While that is nothing special, one must admit that when Death gets personal it’s a very serious matter. “The Sadness of the Executioner” opens the book with a tale of how Death decided it was time to let go of his two most effective servants. Fafhrd and the Gray Mouser’s problems get bigger, the gods themselves take a hand in “Under the Thumbs of the Gods”.

The stories build to the heroes’ fateful decision to venture to Rime Isle. In the climactic tale (titled “Rime Isle”) the twain confront the old and new enemies in a complex multi-cornered struggle to destroy the heroes and their new home.
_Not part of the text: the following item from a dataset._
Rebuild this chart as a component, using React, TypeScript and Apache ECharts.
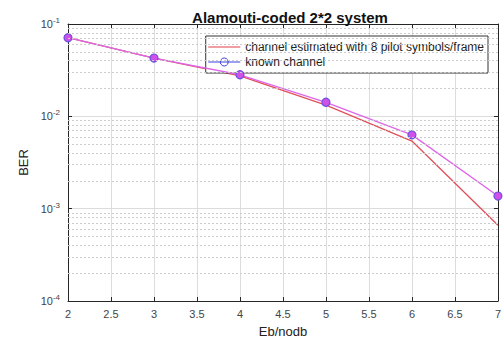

Swords and Ice Magic is fun and thrilling sword and sorcery adventure. It is also fiction that reflects on itself. Leiber looks at where his heroes have been and where they are going. He has a fine time reviewing his heroes past loves (sort of a sword and sorcery psychoanalysis) as if to ask how they developed such idiosyncratic sexual preferences. In “Rime Isle”, Leiber confronts the death-wish that lies at the heart of adventure fiction. This is fiction that is almost painful in its self-awareness. Fritz Leiber helped create sword and sorcery as a genre. In Swords and Magic he managed to transcend his own creation.